# What do the brackets mean in this inline structure representation?

Based on the way the molecular formula is written — $\ce{Br(CH2)4Br}$ — I'm assuming this means that there are $4\ \ce{-CH2}$ groups attached to $\ce{Br}$. Am I correct? I've always thought that $\ce{Br}$ can't accept so many groups though.

• Organic chemistry is starkly different from inorganic, even in the ways of writing the molecular formula. So in fact this is just Br-CH2-CH2-CH2-CH2-Br. Sep 6 '17 at 7:58
• Really? I always thought adding the brackets signified another chain so as to differentiate between isomers. Sep 6 '17 at 9:10
• Brackets may serve multiple purposes. Sep 6 '17 at 9:31

When you see a formula like the one in the question in organic chemistry, the person writing it down either already assumes a lot of chemical knowledge on the reader’s side or wants to teach them how to interpret this. So to a practising organic chemist, one inline formula may mean one thing while a similar one (with brackets in the same positions etc) may mean something completely different. Sometimes even, inline formulae are (and must be, due to their nature) potentially ambiguous. Therefore, organic chemistry relies a lot on actually drawing out the structures, whether it be each atom explicitly or in the sum formula formalism.

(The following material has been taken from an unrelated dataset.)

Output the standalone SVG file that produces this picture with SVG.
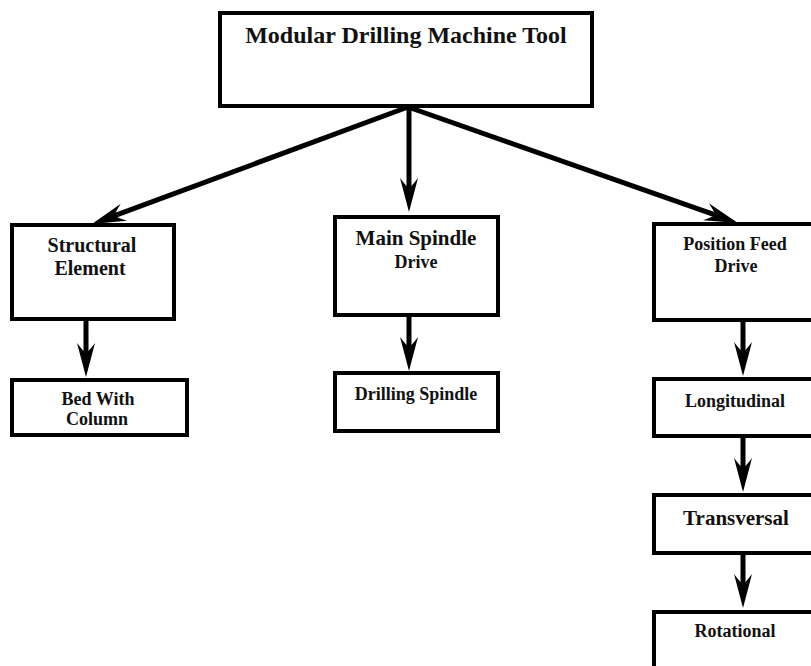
<svg xmlns="http://www.w3.org/2000/svg" width="811" height="666" viewBox="0 0 811 666">
<style>
.box{fill:#fff;stroke:#000;stroke-width:4}
.t{font-family:"Liberation Serif","Times New Roman",serif;font-weight:bold;fill:#111;text-anchor:middle}
.conn{stroke:#000;stroke-width:5;fill:none;marker-end:url(#ah)}
</style>
<defs>
<marker id="ah" viewBox="0 -10 36 20" markerWidth="36" markerHeight="20" refX="12" refY="0" orient="auto" markerUnits="userSpaceOnUse">
<path d="M0,-9 L34,0 L0,9 Q8,3 10,0 Q8,-3 0,-9 Z" fill="#000"/>
</marker>
</defs>
<rect width="811" height="666" fill="#fff"/>
<g id="n-root"><rect class="box" x="220" y="13" width="372" height="93"/><text class="t" x="406" y="43" font-size="24">Modular Drilling Machine Tool</text></g>
<g id="n-structural"><rect class="box" x="12" y="225" width="162" height="94"/><text class="t" x="92" y="252" font-size="20">Structural</text><text class="t" x="90" y="275" font-size="20">Element</text></g>
<g id="n-bed"><rect class="box" x="12" y="380" width="175" height="55"/><text class="t" x="98" y="405" font-size="18">Bed With</text><text class="t" x="97" y="425" font-size="18">Column</text></g>
<g id="n-mainspindle"><rect class="box" x="335" y="217" width="163" height="98"/><text class="t" x="416" y="245" font-size="21">Main Spindle</text><text class="t" x="416" y="268" font-size="18">Drive</text></g>
<g id="n-drilling"><rect class="box" x="335" y="373" width="163" height="58"/><text class="t" x="416" y="400" font-size="18">Drilling Spindle</text></g>
<g id="n-posfeed"><rect class="box" x="654" y="224" width="170" height="96"/><text class="t" x="735" y="250" font-size="18">Position Feed</text><text class="t" x="736" y="272" font-size="18">Drive</text></g>
<g id="n-longitudinal"><rect class="box" x="654" y="379" width="170" height="57"/><text class="t" x="735" y="407" font-size="18">Longitudinal</text></g>
<g id="n-transversal"><rect class="box" x="654" y="495" width="170" height="58"/><text class="t" x="736" y="525" font-size="21">Transversal</text></g>
<g id="n-rotational"><rect class="box" x="654" y="612" width="170" height="70"/><text class="t" x="735" y="637" font-size="18">Rotational</text></g>
<g id="connectors">
<line class="conn" x1="408" y1="107" x2="112.6" y2="216.4"/>
<line class="conn" x1="409" y1="107" x2="409" y2="190"/>
<line class="conn" x1="408" y1="107" x2="717.2" y2="215.7"/>
<line class="conn" x1="86" y1="319" x2="86" y2="355"/>
<line class="conn" x1="409" y1="315" x2="409" y2="349"/>
<line class="conn" x1="743" y1="320" x2="743" y2="354"/>
<line class="conn" x1="743" y1="436" x2="743" y2="470"/>
<line class="conn" x1="743" y1="553" x2="743" y2="586"/>
</g>
</svg>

In the case of $\ce{Br(CH2)4Br}$, organic chemists will know that bromine will typically only form one single bond. Additionally, each $\ce{CH2}$ unit is known to be able to form two bonds — either two single bonds or one double bond. Therefore, an organic chemist will automatically expand the formula to $\ce{Br-CH2-CH2-CH2-CH2-Br}$ or 1,4-dibromobutane.

However, you might also sooner or later encounter inline formulae such as $\ce{BrC(CH3)2CH2Br}$ or $\ce{(CH3)3COH}$. Here, the brackets do actually mean repeated addition of said group to a single common atom. so the first of these two formulae describes 1,2-dibromo-2-methylpropane and could also be written $\ce{H3C-C(CH3)(Br)-CH2Br}$ while the second one represents tert-butanol or 2-methylpropan-2-ol.

Immediately realising which type of brackets is used requires practice and experience.

Although denoting linear repeating unit by parentheses (round brackets) in organic compound formulae is very very common, it's not the correct, or recommended way.

From Nomenclature of Organic Chemistry, IUPAC Recommendations and Preferred Names 2013, P-16.5 Name writing: Enclosing Marks:

P-16.5.1.11 Parentheses are used to enclose groups attached to a chain in linear formulas.

Examples:

$$\ce{\overset{3}{C}H3-\overset{2}{C}H(SH)-\overset{1}{C}H3}$$   propane-2-thiol (PIN)

$$\ce{\overset{4}{C}H3-\overset{3}{C}H(OH)-\overset{2}{C}O-\overset{1}{C}H3}$$   3-hydroxybutan-2-one (PIN)

$$\ce{\overset{5}{C}H3-\overset{4-3}{[CH2]}_2-\overset{2}{C}(CH3)2-\overset{1}{C}H3}$$   2,2-dimethylpentane (PIN)

P-16.5.2.6 Brackets are employed in formulae to indicate repetition of a group in a chain.

Example: $$\ce{CH3-[CH2]68-CH3}$$ heptacontane (PIN, P-21.2.1)

Or, Graphical Representation Standards for Chemical Structure Diagrams (IUPAC Recommendations 2008), GR-2.3 Atom labels and other chemically significant text: Atom labels representing more than one non-hydrogen atom:

GR-2.3.4 Interpretation of contracted labels

Divalent structural fragments may be enclosed in brackets and followed by a repeat count to represent repeating fragments concisely.

So the correct recommended short representation of, obviously 1,4-dibromobutane, should be $$\style{font-weight:bold}{\ce{Br[CH2]4Br}}$$ (or $$\ce{Br-[CH2]4-Br}$$).